ANIQUILAÇÃO

EXISTEM DUAS PAIXÕES que eu herdei do meu pai. A primeira é viajar. Mas essa todo mundo herda de alguém, ou desenvolve o código genético sozinho. A segunda é um pouco mais específica, mas muito complementar à primeira.

Falar outro idioma. Comunicar. Existe alguma coisa de incrível em falar com alguém do outro lado do mundo e esse alguém entender. O fato de duas pessoas completamente estranhas em tudo uma à outra sentarem e se entenderem. Elas conversam por algumas horas, elas vão embora, elas nunca mais se encontram. Mas elas conversaram, elas se entenderam, elas falavam outra língua.

Também me fascina a capacidade do nosso cérebro em se flexionar de tal forma que você entende palavras e construções de frases que não tem nada a ver com aquilo que você aprendeu, fala todo o dia e simplesmente é natural pra você. Existe um ponto que você para e pensa: “eu estou entendendo uma outra língua, eu não estou traduzindo, eu estou entendendo!”

Nossa, como esse ponto é maravilhoso! A primeira vez que eu tive essa percepção com o inglês, eu fiquei em um estado (interno) de graça que eu segurava um sorriso bobo. Você entende? Uma pessoa que nasceu em um país completamente diferente do meu, que come ovos e bacon pela manhã, assiste baseball e acha que mora no melhor lugar do mundo sentou, conversou comigo, me contou histórias e eu entendi! Tem sotaques no Brasil que eu não entendo, o próprio sotaque português é um esforço pra entender, mas a moça do país do fast food, ela eu entendi!
É muito louco isso!

Morando aqui na França, óbvio que isso aconteceu, e algumas vezes eu entro nesse lapso de pensar que eu estou entendendo tudo o que se passa ao meu redor e me maravilhar.

Mas o francês não chegou pra brincar. Ele chegou pra matar.

Eu digo que falo espanhol mas na verdade eu falo o bom e velho portunhol de todos nós da América do Sul. É poquito, copito, mi casa, su casa, Shakira, Shakira. E tudo ia bem. Eu me desenvolvia no portunhol.

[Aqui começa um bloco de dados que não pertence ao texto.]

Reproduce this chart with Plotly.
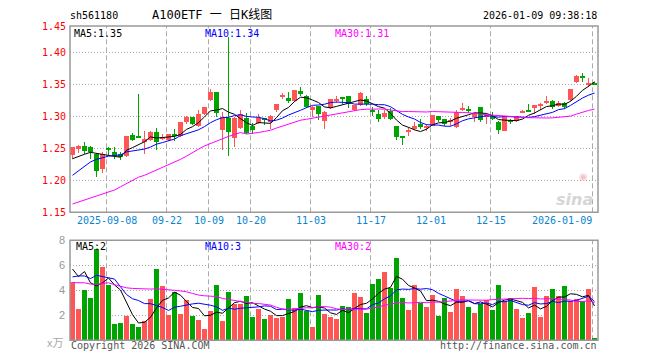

Até que la France chegou no meu cérebro. E a língua ANIQUILOU a minha capacidade de embromar uma língua. ELA MATOU!
Por algumas vezes cruzei com hispano-hablantes e sempre, sempre tive que responder a pergunta do Hablas Español?. Respondia com um Hablo Portuñol!, e começávamos (eu mesma) a embromar.
Depois de 4 frases, eu percebia que eu não estava embromando coisa nenhuma. Eu estava falando francês usando alguns pronomes em espanhol. Quanta vergonha eu já passei, minha gente!

Outra língua que o francês está matando (até porque acabaram as línguas que eu falo) é o inglês. Mas como a disputa inglês-francês é histórica,  o inglês resiste, mas não sem apanhar por uns 30 minutos.  Eu começo misturando as duas línguas até que o meu cérebro foca na que eu quero e eu começo a falar.

Por essa eu não esperava! Na verdade eu achava que seria o oposto, seria mais fácil de falar espanhol por causa do francês, e que o inglês nem entraria na jogada…mas a vida é uma caixinha de surpresas, não é mesmo?

O francês matou o meu espanhol e está matando o meu inglês. E eu não me importo. Na verdade eu acho esse assassinato bonito. Ele mostra quanta força ganhou um pequeno sonho de adolescência que eu tive e alimentei. Mon petit assassino em série <3

À bientôt, e Perdoe o meu Francês!

perdoeomeufrances

2 thoughts on “ANIQUILAÇÃO

  1. Não tinha lido esse e gostei demais!!!
    Interessante ver isso acontecer logo com você, que o Inglês prevalecia sempre!!’